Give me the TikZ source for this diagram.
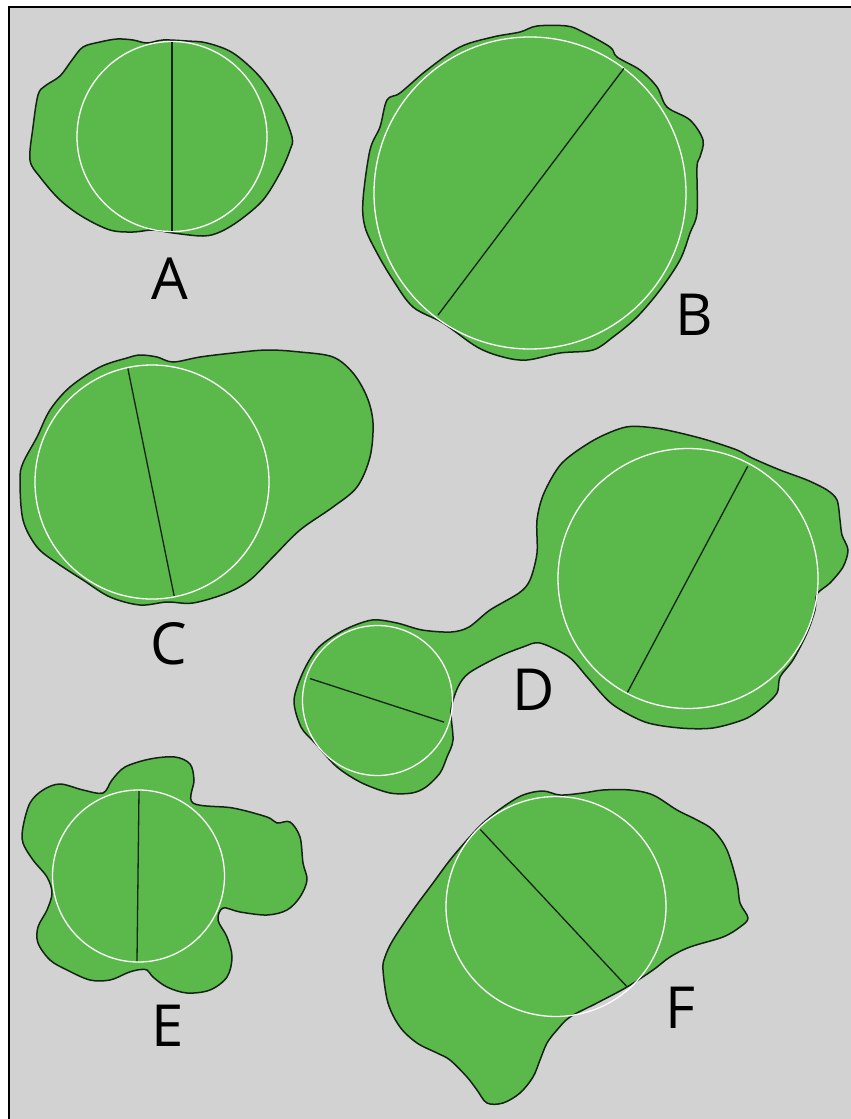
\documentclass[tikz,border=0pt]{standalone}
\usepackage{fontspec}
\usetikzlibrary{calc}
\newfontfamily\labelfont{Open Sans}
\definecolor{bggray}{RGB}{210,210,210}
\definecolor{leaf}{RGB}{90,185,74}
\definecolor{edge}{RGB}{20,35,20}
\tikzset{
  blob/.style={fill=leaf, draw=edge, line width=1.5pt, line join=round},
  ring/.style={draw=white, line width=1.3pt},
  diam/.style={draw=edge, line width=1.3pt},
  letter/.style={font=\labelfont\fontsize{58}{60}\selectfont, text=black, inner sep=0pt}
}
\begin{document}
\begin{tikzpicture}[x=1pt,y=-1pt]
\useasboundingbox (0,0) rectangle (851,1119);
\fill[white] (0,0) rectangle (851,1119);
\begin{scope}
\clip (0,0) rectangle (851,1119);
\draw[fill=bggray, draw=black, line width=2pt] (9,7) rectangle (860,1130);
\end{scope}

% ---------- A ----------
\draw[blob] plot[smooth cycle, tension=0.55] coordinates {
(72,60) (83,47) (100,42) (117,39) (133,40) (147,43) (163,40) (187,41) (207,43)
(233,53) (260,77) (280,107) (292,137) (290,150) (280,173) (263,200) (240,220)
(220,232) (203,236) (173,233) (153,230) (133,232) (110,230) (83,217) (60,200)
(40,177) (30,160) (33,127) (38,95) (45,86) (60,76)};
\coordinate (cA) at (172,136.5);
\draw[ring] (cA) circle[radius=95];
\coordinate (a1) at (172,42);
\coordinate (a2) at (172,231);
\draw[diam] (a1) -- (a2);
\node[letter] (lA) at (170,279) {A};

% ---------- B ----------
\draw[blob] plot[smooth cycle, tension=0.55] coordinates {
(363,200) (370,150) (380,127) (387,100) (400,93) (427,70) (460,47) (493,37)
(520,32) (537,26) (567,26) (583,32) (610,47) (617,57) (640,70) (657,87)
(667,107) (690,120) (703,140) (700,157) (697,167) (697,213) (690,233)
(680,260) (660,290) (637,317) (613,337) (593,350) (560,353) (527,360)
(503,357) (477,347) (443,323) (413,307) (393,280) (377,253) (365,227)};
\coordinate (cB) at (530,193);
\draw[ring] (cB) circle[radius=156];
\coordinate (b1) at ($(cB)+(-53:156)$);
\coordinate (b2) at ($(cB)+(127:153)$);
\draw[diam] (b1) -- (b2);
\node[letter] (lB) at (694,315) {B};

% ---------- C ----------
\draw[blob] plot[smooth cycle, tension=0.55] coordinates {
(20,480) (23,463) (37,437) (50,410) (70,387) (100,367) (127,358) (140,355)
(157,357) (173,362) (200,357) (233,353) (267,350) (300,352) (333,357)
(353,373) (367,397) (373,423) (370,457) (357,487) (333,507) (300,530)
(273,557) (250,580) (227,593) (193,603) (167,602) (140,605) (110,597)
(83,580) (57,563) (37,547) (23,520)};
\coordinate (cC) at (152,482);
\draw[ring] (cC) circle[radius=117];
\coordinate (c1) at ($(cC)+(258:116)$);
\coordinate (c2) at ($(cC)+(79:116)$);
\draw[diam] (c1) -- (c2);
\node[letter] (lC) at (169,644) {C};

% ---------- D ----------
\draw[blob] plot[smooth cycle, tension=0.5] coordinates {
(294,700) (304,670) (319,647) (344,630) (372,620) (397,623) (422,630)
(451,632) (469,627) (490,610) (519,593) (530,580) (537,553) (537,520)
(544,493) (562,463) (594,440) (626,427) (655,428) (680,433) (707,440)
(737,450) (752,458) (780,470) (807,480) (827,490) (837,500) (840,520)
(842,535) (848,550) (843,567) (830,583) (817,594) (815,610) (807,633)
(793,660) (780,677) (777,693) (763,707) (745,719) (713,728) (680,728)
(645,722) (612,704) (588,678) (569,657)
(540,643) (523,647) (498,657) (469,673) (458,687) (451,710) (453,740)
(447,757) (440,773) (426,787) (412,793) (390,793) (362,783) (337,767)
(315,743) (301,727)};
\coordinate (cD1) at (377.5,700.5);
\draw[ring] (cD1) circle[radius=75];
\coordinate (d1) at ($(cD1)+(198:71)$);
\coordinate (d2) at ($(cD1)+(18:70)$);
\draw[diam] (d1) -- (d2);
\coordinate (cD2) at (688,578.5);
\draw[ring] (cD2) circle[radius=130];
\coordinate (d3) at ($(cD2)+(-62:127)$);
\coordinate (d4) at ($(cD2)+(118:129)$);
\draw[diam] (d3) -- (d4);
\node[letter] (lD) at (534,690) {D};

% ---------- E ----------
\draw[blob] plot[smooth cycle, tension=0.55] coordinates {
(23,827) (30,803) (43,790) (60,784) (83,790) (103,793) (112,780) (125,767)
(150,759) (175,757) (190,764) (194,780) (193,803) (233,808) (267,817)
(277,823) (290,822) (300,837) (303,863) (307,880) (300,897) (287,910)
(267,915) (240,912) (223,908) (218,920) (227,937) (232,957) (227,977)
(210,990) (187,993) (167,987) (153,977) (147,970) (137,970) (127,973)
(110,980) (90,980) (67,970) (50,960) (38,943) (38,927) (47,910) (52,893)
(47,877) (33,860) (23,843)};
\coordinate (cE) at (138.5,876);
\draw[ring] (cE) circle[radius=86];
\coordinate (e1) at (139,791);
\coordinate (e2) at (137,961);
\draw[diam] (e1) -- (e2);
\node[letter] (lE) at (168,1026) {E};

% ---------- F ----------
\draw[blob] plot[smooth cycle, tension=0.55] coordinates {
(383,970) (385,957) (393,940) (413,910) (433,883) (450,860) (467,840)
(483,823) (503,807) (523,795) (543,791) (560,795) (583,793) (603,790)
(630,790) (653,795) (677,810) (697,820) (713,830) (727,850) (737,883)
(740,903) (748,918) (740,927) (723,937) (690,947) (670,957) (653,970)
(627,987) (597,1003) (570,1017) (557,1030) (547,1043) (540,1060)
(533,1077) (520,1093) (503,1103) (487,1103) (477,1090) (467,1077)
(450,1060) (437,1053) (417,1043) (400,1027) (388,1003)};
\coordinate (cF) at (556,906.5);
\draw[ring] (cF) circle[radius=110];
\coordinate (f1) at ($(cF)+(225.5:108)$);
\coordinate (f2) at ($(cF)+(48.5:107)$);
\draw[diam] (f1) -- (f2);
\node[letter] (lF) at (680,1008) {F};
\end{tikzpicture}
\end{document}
──────────
Your task: Restate the data above word for word. Skip every picture.

Exercise output:
Give me the TikZ source for this diagram.
\documentclass[tikz,border=0pt]{standalone}
\usepackage{fontspec}
\usetikzlibrary{calc}
\newfontfamily\labelfont{Open Sans}
\definecolor{bggray}{RGB}{210,210,210}
\definecolor{leaf}{RGB}{90,185,74}
\definecolor{edge}{RGB}{20,35,20}
\tikzset{
  blob/.style={fill=leaf, draw=edge, line width=1.5pt, line join=round},
  ring/.style={draw=white, line width=1.3pt},
  diam/.style={draw=edge, line width=1.3pt},
  letter/.style={font=\labelfont\fontsize{58}{60}\selectfont, text=black, inner sep=0pt}
}
\begin{document}
\begin{tikzpicture}[x=1pt,y=-1pt]
\useasboundingbox (0,0) rectangle (851,1119);
\fill[white] (0,0) rectangle (851,1119);
\begin{scope}
\clip (0,0) rectangle (851,1119);
\draw[fill=bggray, draw=black, line width=2pt] (9,7) rectangle (860,1130);
\end{scope}

% ---------- A ----------
\draw[blob] plot[smooth cycle, tension=0.55] coordinates {
(72,60) (83,47) (100,42) (117,39) (133,40) (147,43) (163,40) (187,41) (207,43)
(233,53) (260,77) (280,107) (292,137) (290,150) (280,173) (263,200) (240,220)
(220,232) (203,236) (173,233) (153,230) (133,232) (110,230) (83,217) (60,200)
(40,177) (30,160) (33,127) (38,95) (45,86) (60,76)};
\coordinate (cA) at (172,136.5);
\draw[ring] (cA) circle[radius=95];
\coordinate (a1) at (172,42);
\coordinate (a2) at (172,231);
\draw[diam] (a1) -- (a2);
\node[letter] (lA) at (170,279) {A};

% ---------- B ----------
\draw[blob] plot[smooth cycle, tension=0.55] coordinates {
(363,200) (370,150) (380,127) (387,100) (400,93) (427,70) (460,47) (493,37)
(520,32) (537,26) (567,26) (583,32) (610,47) (617,57) (640,70) (657,87)
(667,107) (690,120) (703,140) (700,157) (697,167) (697,213) (690,233)
(680,260) (660,290) (637,317) (613,337) (593,350) (560,353) (527,360)
(503,357) (477,347) (443,323) (413,307) (393,280) (377,253) (365,227)};
\coordinate (cB) at (530,193);
\draw[ring] (cB) circle[radius=156];
\coordinate (b1) at ($(cB)+(-53:156)$);
\coordinate (b2) at ($(cB)+(127:153)$);
\draw[diam] (b1) -- (b2);
\node[letter] (lB) at (694,315) {B};

% ---------- C ----------
\draw[blob] plot[smooth cycle, tension=0.55] coordinates {
(20,480) (23,463) (37,437) (50,410) (70,387) (100,367) (127,358) (140,355)
(157,357) (173,362) (200,357) (233,353) (267,350) (300,352) (333,357)
(353,373) (367,397) (373,423) (370,457) (357,487) (333,507) (300,530)
(273,557) (250,580) (227,593) (193,603) (167,602) (140,605) (110,597)
(83,580) (57,563) (37,547) (23,520)};
\coordinate (cC) at (152,482);
\draw[ring] (cC) circle[radius=117];
\coordinate (c1) at ($(cC)+(258:116)$);
\coordinate (c2) at ($(cC)+(79:116)$);
\draw[diam] (c1) -- (c2);
\node[letter] (lC) at (169,644) {C};

% ---------- D ----------
\draw[blob] plot[smooth cycle, tension=0.5] coordinates {
(294,700) (304,670) (319,647) (344,630) (372,620) (397,623) (422,630)
(451,632) (469,627) (490,610) (519,593) (530,580) (537,553) (537,520)
(544,493) (562,463) (594,440) (626,427) (655,428) (680,433) (707,440)
(737,450) (752,458) (780,470) (807,480) (827,490) (837,500) (840,520)
(842,535) (848,550) (843,567) (830,583) (817,594) (815,610) (807,633)
(793,660) (780,677) (777,693) (763,707) (745,719) (713,728) (680,728)
(645,722) (612,704) (588,678) (569,657)
(540,643) (523,647) (498,657) (469,673) (458,687) (451,710) (453,740)
(447,757) (440,773) (426,787) (412,793) (390,793) (362,783) (337,767)
(315,743) (301,727)};
\coordinate (cD1) at (377.5,700.5);
\draw[ring] (cD1) circle[radius=75];
\coordinate (d1) at ($(cD1)+(198:71)$);
\coordinate (d2) at ($(cD1)+(18:70)$);
\draw[diam] (d1) -- (d2);
\coordinate (cD2) at (688,578.5);
\draw[ring] (cD2) circle[radius=130];
\coordinate (d3) at ($(cD2)+(-62:127)$);
\coordinate (d4) at ($(cD2)+(118:129)$);
\draw[diam] (d3) -- (d4);
\node[letter] (lD) at (534,690) {D};

% ---------- E ----------
\draw[blob] plot[smooth cycle, tension=0.55] coordinates {
(23,827) (30,803) (43,790) (60,784) (83,790) (103,793) (112,780) (125,767)
(150,759) (175,757) (190,764) (194,780) (193,803) (233,808) (267,817)
(277,823) (290,822) (300,837) (303,863) (307,880) (300,897) (287,910)
(267,915) (240,912) (223,908) (218,920) (227,937) (232,957) (227,977)
(210,990) (187,993) (167,987) (153,977) (147,970) (137,970) (127,973)
(110,980) (90,980) (67,970) (50,960) (38,943) (38,927) (47,910) (52,893)
(47,877) (33,860) (23,843)};
\coordinate (cE) at (138.5,876);
\draw[ring] (cE) circle[radius=86];
\coordinate (e1) at (139,791);
\coordinate (e2) at (137,961);
\draw[diam] (e1) -- (e2);
\node[letter] (lE) at (168,1026) {E};

% ---------- F ----------
\draw[blob] plot[smooth cycle, tension=0.55] coordinates {
(383,970) (385,957) (393,940) (413,910) (433,883) (450,860) (467,840)
(483,823) (503,807) (523,795) (543,791) (560,795) (583,793) (603,790)
(630,790) (653,795) (677,810) (697,820) (713,830) (727,850) (737,883)
(740,903) (748,918) (740,927) (723,937) (690,947) (670,957) (653,970)
(627,987) (597,1003) (570,1017) (557,1030) (547,1043) (540,1060)
(533,1077) (520,1093) (503,1103) (487,1103) (477,1090) (467,1077)
(450,1060) (437,1053) (417,1043) (400,1027) (388,1003)};
\coordinate (cF) at (556,906.5);
\draw[ring] (cF) circle[radius=110];
\coordinate (f1) at ($(cF)+(225.5:108)$);
\coordinate (f2) at ($(cF)+(48.5:107)$);
\draw[diam] (f1) -- (f2);
\node[letter] (lF) at (680,1008) {F};
\end{tikzpicture}
\end{document}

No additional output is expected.